Analysis | Shrine visit a worrying signal of Abe’s 'militaristic, anti-China' streak: analysts
Abe's actions nudge his country further right and reflects a lack of restraint in potentially escalating regional tensions, experts say

Prime Minister Shinzo Abe’s inflammatory visit to a Tokyo war shrine demonstrates his determination to drag pacifist Japan to the right and nudges northeast Asia a significant step closer to conflict, analysts say.
Frayed ties in the region will be further damaged by what Abe claimed was a pledge against war, but what one-time victims of Japan’s aggression see as a glorification of past militarism.

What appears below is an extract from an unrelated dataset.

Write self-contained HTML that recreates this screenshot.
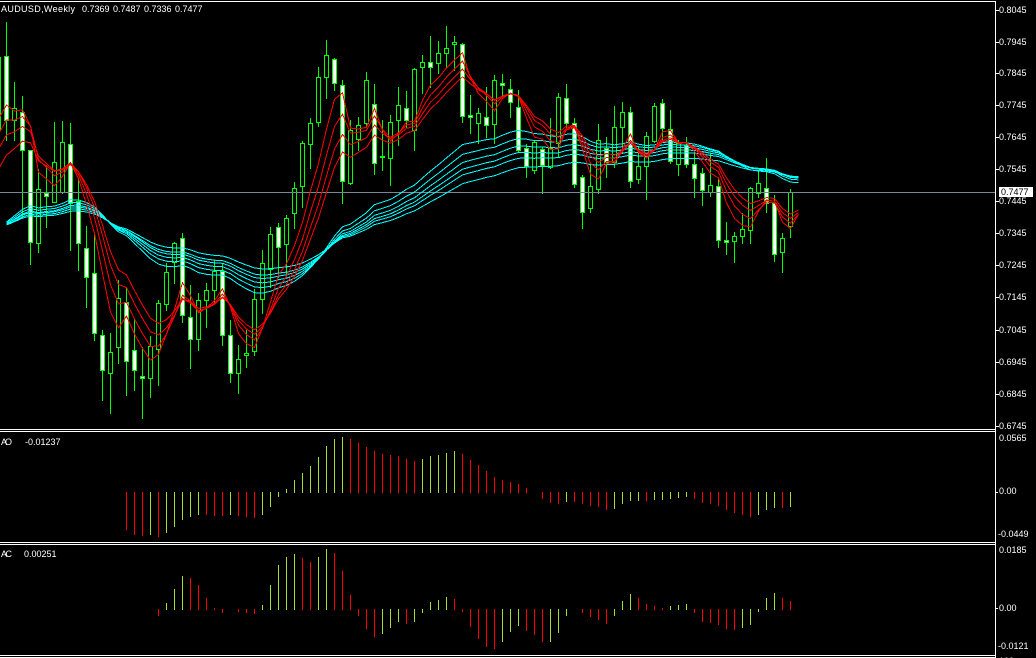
<!DOCTYPE html>
<html><head><meta charset="utf-8">
<style>
html,body{margin:0;padding:0;background:#000;}
body{width:1036px;height:658px;overflow:hidden;}
svg{display:block;}
text{font-family:"Liberation Sans",sans-serif;font-size:9px;fill:#fff;}
</style></head><body>
<svg id="s" width="1036" height="658" viewBox="0 0 1036 658" xmlns="http://www.w3.org/2000/svg">
<rect width="1036" height="658" fill="#000"/>
<g id="g" shape-rendering="crispEdges"></g>
<rect x="0" y="192" width="995" height="1" fill="#778899" shape-rendering="crispEdges"/>
<g id="m" shape-rendering="crispEdges" fill="none" stroke-width="1"></g>
<g id="b" shape-rendering="crispEdges"></g>
<g fill="#fff" shape-rendering="crispEdges">
<rect x="0" y="1" width="996" height="1"/>
<rect x="995" y="1" width="1" height="657"/>
<rect x="0" y="429" width="996" height="1"/>
<rect x="0" y="431" width="996" height="1"/>
<rect x="0" y="542" width="996" height="1"/>
<rect x="0" y="544" width="996" height="1"/>
<rect x="0" y="655" width="996" height="1"/>
<rect x="0" y="657" width="996" height="1"/>
<rect x="996" y="10" width="3" height="1"/>
<rect x="996" y="42" width="3" height="1"/>
<rect x="996" y="73" width="3" height="1"/>
<rect x="996" y="105" width="3" height="1"/>
<rect x="996" y="137" width="3" height="1"/>
<rect x="996" y="169" width="3" height="1"/>
<rect x="996" y="201" width="3" height="1"/>
<rect x="996" y="233" width="3" height="1"/>
<rect x="996" y="265" width="3" height="1"/>
<rect x="996" y="297" width="3" height="1"/>
<rect x="996" y="330" width="3" height="1"/>
<rect x="996" y="362" width="3" height="1"/>
<rect x="996" y="394" width="3" height="1"/>
<rect x="996" y="426" width="3" height="1"/>
<rect x="996" y="492" width="2" height="1"/>
<rect x="996" y="608" width="2" height="1"/>
<rect x="999" y="187" width="34" height="10"/>
</g>
<text x="1" y="12" textLength="74">AUDUSD,Weekly</text>
<text x="82" y="12">0.7369</text>
<text x="113" y="12">0.7487</text>
<text x="144" y="12">0.7336</text>
<text x="175" y="12">0.7477</text>
<text x="1" y="445" textLength="11">AO</text>
<text x="25" y="445">-0.01237</text>
<text x="1" y="557" textLength="11">AC</text>
<text x="24" y="557">0.00251</text>
<text x="999" y="13">0.8045</text>
<text x="999" y="45">0.7945</text>
<text x="999" y="76">0.7845</text>
<text x="999" y="108">0.7745</text>
<text x="999" y="140">0.7645</text>
<text x="999" y="172">0.7545</text>
<text x="999" y="204">0.7445</text>
<text x="999" y="236">0.7345</text>
<text x="999" y="268">0.7245</text>
<text x="999" y="300">0.7145</text>
<text x="999" y="333">0.7045</text>
<text x="999" y="365">0.6945</text>
<text x="999" y="397">0.6845</text>
<text x="999" y="429">0.6745</text>
<text x="1001" y="195" style="fill:#000">0.7477</text>
<text x="999" y="441">0.0565</text>
<text x="999" y="494">0.00</text>
<text x="998" y="537">-0.0449</text>
<text x="999" y="553">0.0185</text>
<text x="999" y="611">0.00</text>
<text x="998" y="649">-0.0121</text>
<text x="999" y="664">100</text>
</svg>
<script>
(function(){
var NS="http://www.w3.org/2000/svg";
var g=document.getElementById('g'),m=document.getElementById('m'),bb=document.getElementById('b');
function R(p,x,y,w,h,f){var r=document.createElementNS(NS,'rect');r.setAttribute('x',x);r.setAttribute('y',y);r.setAttribute('width',w);r.setAttribute('height',h);r.setAttribute('fill',f);p.appendChild(r);}
var D=[
[56,120,22,140],[120,108,82,140],[112,150,96,217],[150,242,150,264],[243,189,169,252],
[193,196,165,227],[202,162,122,202],[192,142,121,193],[144,203,123,250],[201,243,179,270],
[248,277,226,307],[273,333,235,340],[335,370,330,400],[373,352,333,413],[347,298,280,363],
[302,361,288,395],[350,370,319,390],[376,378,347,418],[378,346,336,397],[349,303,300,385],
[304,272,263,310],[262,243,242,283],[238,315,233,322],[317,339,285,368],[339,300,293,350],
[300,290,283,327],[290,271,260,303],[271,335,263,345],[335,373,320,382],[373,359,345,393],
[355,353,330,367],[351,299,289,355],[299,263,250,313],[269,234,227,287],[227,247,223,277],
[244,218,215,273],[213,188,182,228],[186,143,141,207],[144,123,118,168],[122,77,67,126],
[77,55,40,98],[59,83,58,90],[85,181,80,203],[183,130,120,184],[139,125,117,150],
[123,80,72,127],[104,163,84,174],[156,157,120,170],[158,122,115,185],[120,105,87,145],
[108,120,91,127],[130,69,68,150],[67,62,55,93],[62,67,36,87],[63,53,41,73],
[53,48,26,67],[44,42,36,70],[44,116,43,122],[115,117,95,133],[123,113,108,143],
[117,125,87,137],[124,80,75,143],[83,85,74,97],[89,102,79,117],[107,150,90,152],
[148,166,144,177],[170,142,140,173],[149,165,147,193],[167,148,118,168],[143,97,93,157],
[98,123,84,127],[123,184,118,187],[177,212,175,228],[208,186,163,212],[189,140,124,193],
[148,162,137,177],[162,127,106,167],[127,112,102,152],[112,181,107,187],[179,166,147,183],
[166,136,132,199],[141,106,103,142],[103,128,99,140],[129,161,110,163],[164,143,140,175],
[145,164,137,167],[164,178,152,197],[173,190,168,205],[192,185,153,196],[186,240,178,247],
[240,242,222,254],[241,236,232,262],[236,229,213,243],[230,188,187,243],[193,183,170,197],
[188,203,158,212],[203,254,195,261],[252,238,233,272],[226,192,189,237]
];
R(g,0,57,1,74,'#0f0');
D.forEach(function(d,i){
  var o=d[0],c=d[1],h=d[2],l=d[3],cx=6+8*i;
  R(g,cx,h,1,l-h+1,'#0f0');
  var t=Math.min(o,c),b=Math.max(o,c);
  R(g,cx-2,t,5,b-t+1,'#0f0');
  if(b-t>=2)R(g,cx-1,t+1,3,b-t-1,c>o?'#fff':'#000');
});
function ema(p,init,col,pre){
  var a=2/(p+1),e=init,pts=[];
  if(pre!==undefined)pts.push('-1.5,'+pre);
  pts.push('6.5,'+init);
  for(var k=0;k<D.length;k++){e=e+a*(D[k][1]-e);pts.push((6.5+8*(k+1))+','+e.toFixed(1));}
  var pl=document.createElementNS(NS,'polyline');
  pl.setAttribute('points',pts.join(' '));pl.setAttribute('stroke',col);m.appendChild(pl);
}
[[32,222],[37,223],[42,224],[47,224],[52,225],[62,225]].forEach(function(q){ema(q[0],q[1],'#00ffff');});
[[4,105],[6,120],[8,135],[10,155]].forEach(function(q){ema(q[0],q[1],'#ff0000',q[1]+14);});
var GC='#a4e02c',RC='#ff0000';
var AOv=[529,534,535,534,536,532,526,519,516,514,
514,515,515,514,515,516,517,514,506,496,
489,480,473,466,457,446,439,437,439,443,
447,451,454,455,456,459,461,459,456,455,
453,451,454,460,465,471,477,480,482,484,
488,492,498,502,503,501,501,503,505,506,
509,508,503,500,500,500,499,499,498,497,
496,498,502,503,505,509,512,514,516,514,
509,507,507,506];
var AOc="RRRGRGGGGG"+"RRRGRRRGGG"+"GGGGGGGGRR"+"RRRRRRRGGG"+"GGRRRRRRRR"+"RRRRRGRRRR"+"RGGGGRGGGG"+"GRRRRRRRRG"+"GGRG";
AOv.forEach(function(v,k){var i=15+k,z=492;if(v===z)return;R(bb,6+8*i,Math.min(v,z),1,Math.abs(v-z)+1,AOc[k]==='G'?GC:RC);});
var ACv=[615,603,589,576,578,585,598,608,612,609,
611,612,613,605,585,565,557,554,558,562,
557,549,553,571,595,615,628,636,633,627,
621,623,621,612,602,600,597,599,611,626,
638,646,648,641,631,625,630,634,641,641,
632,615,609,612,616,619,623,615,601,594,
598,604,606,608,606,605,604,612,621,622,
624,628,629,627,624,611,598,593,598,601];
var ACc="RGGGRRRRRR"+"RRRGGGGGRR"+"GGRRRRRRGG"+"GRGGGGGRRR"+"RRRGGGRRRG"+"GGGRRRRGGG"+"RRRRGGGRRR"+"RRRGGGGGRR";
ACv.forEach(function(v,k){var i=19+k,z=609;if(v===z)return;R(bb,6+8*i,Math.min(v,z),1,Math.abs(v-z)+1,ACc[k]==='G'?GC:RC);});
})();
</script>
</body></html>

Abe’s forthright views on history – he has previously questioned the definition of “invade” in relation to Japan’s military adventurism in the last century – have raised fears over the direction he wants to take officially pacifist Japan.
If you stand up against China … then you appear to be strong and heroic [at home]
“His ultimate goal is to revise the [pacifist] constitution,” said Tetsuro Kato, professor emeritus at Tokyo’s Hitotsubashi University. He is “arrogant and running out of control”.
After a creditable performance in getting Japan’s chronically underperforming economy back on track that has kept his poll numbers respectable, Abe is now spending his political capital pursuing pet nationalist issues.
He sent shockwaves around the region when he went to pray at Yasukuni Shrine on Thursday, the anniversary of his coming to power and just days after approving the second consecutive annual budget rise for Japan’s military.
Partly, the money will be used to buy stealth fighters and amphibious vehicles intended to boost Japan’s ability to defend remote islands, the government said, citing fears over Beijing’s behaviour in a row over the sovereignty of an East China Sea archipelago.